Using the entries that follow, collect the lines where the word "this" appears.

◇ ◇ ◇ ◇ ◇

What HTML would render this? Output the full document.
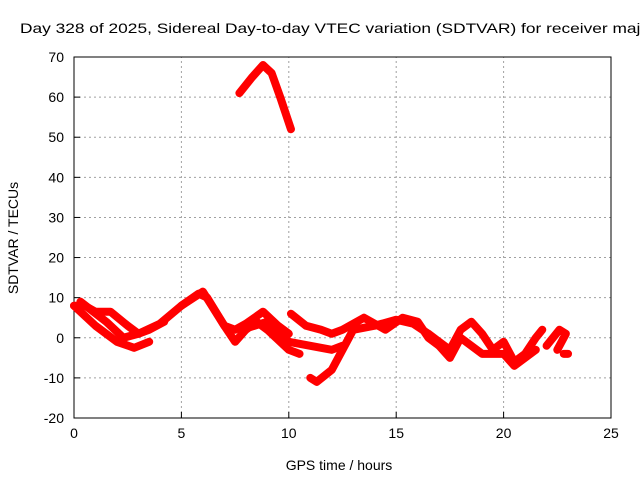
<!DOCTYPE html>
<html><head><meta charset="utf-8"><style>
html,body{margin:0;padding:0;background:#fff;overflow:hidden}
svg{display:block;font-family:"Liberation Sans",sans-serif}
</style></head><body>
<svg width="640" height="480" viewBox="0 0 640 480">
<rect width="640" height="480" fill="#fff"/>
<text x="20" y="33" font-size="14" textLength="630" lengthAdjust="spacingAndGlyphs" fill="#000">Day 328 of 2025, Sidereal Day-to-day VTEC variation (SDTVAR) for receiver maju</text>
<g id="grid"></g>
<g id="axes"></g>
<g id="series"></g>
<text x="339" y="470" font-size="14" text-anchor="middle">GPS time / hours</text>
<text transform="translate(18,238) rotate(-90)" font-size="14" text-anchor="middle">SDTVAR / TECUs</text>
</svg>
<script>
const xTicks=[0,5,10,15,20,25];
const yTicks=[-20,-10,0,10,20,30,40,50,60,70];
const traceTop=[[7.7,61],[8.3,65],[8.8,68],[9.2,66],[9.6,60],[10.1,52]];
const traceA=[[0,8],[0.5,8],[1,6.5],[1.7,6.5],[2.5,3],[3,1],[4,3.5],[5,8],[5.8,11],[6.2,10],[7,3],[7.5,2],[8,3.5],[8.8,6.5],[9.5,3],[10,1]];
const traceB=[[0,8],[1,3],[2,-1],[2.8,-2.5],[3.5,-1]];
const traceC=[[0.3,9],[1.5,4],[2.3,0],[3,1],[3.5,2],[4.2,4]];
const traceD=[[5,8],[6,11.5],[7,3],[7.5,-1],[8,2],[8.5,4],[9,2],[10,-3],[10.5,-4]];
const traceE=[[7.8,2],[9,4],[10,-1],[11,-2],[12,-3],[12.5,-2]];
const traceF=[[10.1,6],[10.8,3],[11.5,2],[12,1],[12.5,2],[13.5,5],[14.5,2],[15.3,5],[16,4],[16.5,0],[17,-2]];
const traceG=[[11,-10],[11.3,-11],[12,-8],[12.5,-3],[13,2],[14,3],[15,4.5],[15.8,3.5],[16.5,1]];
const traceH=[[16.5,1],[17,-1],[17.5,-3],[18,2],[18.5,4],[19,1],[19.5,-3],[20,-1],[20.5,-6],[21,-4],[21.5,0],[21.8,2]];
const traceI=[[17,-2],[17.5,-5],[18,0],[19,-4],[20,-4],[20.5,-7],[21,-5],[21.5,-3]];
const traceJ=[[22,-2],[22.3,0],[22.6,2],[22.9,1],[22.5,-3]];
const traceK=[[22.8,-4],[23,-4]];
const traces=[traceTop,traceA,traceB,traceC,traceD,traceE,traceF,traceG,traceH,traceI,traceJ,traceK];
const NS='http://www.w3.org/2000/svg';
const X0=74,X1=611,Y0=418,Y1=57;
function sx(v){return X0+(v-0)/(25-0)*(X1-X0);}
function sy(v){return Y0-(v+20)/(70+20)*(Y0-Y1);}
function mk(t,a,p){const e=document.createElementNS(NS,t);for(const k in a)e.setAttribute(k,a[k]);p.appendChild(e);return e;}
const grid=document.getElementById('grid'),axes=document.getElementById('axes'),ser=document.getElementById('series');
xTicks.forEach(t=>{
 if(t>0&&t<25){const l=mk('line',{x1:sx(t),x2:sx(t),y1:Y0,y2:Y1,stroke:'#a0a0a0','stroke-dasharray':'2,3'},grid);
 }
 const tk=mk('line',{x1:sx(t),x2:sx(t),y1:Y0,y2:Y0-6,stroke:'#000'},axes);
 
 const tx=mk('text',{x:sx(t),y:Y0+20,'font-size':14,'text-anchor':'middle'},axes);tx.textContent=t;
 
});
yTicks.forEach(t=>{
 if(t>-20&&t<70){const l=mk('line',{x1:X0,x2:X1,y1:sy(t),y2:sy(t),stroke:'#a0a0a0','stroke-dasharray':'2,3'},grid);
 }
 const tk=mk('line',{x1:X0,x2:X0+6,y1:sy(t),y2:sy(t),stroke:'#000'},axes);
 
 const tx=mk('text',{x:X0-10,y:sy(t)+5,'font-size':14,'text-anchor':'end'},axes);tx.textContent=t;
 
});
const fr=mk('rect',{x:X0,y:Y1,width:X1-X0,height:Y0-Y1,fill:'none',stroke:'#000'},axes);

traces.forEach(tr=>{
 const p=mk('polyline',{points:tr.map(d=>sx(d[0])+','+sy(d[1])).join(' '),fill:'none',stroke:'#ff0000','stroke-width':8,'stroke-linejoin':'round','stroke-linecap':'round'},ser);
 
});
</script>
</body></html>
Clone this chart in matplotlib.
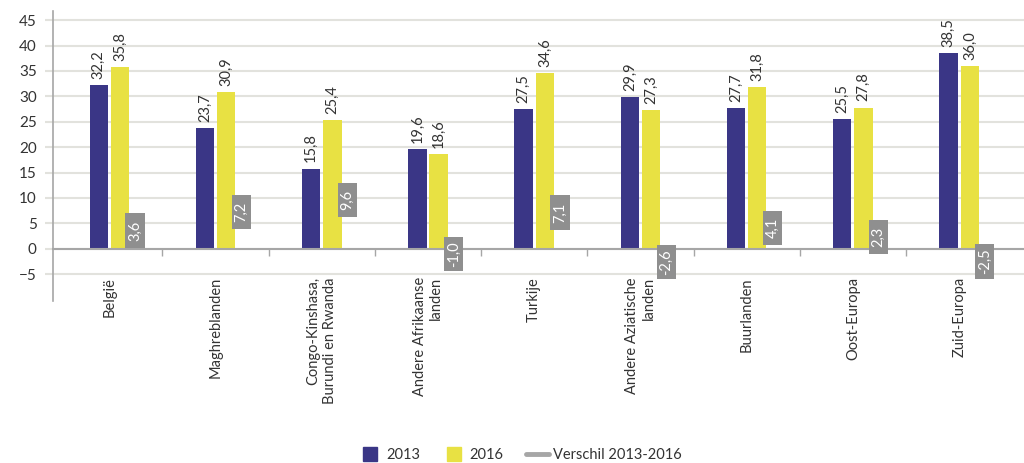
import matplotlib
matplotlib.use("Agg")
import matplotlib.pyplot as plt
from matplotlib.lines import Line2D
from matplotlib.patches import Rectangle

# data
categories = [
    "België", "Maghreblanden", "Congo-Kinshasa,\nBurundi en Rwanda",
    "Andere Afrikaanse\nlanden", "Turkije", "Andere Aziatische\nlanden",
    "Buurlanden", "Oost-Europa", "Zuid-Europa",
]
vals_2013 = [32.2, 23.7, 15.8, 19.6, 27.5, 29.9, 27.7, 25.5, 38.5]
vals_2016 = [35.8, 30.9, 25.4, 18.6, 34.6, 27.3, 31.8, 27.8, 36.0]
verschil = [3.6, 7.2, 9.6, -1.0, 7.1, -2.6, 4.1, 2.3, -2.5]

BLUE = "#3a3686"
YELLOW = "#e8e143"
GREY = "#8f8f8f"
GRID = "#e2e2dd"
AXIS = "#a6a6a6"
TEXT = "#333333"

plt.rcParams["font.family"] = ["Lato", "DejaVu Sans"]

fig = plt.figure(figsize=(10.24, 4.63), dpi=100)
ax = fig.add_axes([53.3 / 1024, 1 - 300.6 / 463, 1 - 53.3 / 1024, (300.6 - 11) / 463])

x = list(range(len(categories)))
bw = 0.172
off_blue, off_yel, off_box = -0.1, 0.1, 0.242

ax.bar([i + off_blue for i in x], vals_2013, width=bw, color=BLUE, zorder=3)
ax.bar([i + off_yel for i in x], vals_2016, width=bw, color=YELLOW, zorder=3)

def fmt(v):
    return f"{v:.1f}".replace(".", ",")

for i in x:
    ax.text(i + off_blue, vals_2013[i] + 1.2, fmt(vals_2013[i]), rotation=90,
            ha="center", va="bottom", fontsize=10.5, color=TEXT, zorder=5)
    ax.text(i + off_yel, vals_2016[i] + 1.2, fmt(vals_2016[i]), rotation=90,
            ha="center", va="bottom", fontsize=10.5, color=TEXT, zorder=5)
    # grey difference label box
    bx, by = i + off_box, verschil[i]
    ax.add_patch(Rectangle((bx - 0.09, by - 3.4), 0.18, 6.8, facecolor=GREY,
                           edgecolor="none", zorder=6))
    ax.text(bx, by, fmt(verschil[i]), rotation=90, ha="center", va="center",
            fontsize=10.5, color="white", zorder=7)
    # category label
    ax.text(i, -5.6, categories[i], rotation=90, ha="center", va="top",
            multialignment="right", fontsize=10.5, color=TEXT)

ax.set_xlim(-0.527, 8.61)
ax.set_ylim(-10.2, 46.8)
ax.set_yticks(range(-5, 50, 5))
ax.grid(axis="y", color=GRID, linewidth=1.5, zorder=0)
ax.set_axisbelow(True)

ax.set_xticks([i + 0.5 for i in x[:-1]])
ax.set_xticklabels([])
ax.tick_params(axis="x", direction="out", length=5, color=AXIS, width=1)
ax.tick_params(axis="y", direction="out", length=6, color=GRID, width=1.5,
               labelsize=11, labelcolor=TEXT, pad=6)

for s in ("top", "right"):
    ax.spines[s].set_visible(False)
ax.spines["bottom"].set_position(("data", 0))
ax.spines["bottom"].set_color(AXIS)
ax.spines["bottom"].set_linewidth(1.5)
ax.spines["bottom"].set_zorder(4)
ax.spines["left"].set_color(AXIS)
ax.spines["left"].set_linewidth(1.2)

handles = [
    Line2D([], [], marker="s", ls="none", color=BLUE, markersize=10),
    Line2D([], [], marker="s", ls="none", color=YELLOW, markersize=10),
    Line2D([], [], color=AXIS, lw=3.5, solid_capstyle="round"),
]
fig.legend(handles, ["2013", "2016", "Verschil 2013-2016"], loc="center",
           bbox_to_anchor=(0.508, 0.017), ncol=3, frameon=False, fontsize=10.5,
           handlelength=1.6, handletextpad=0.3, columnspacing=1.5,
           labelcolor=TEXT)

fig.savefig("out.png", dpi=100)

◇ ◇ ◇ ◇ ◇

■ Written answer ■
What HTML would render this? Output the full document.
Clone this chart in matplotlib.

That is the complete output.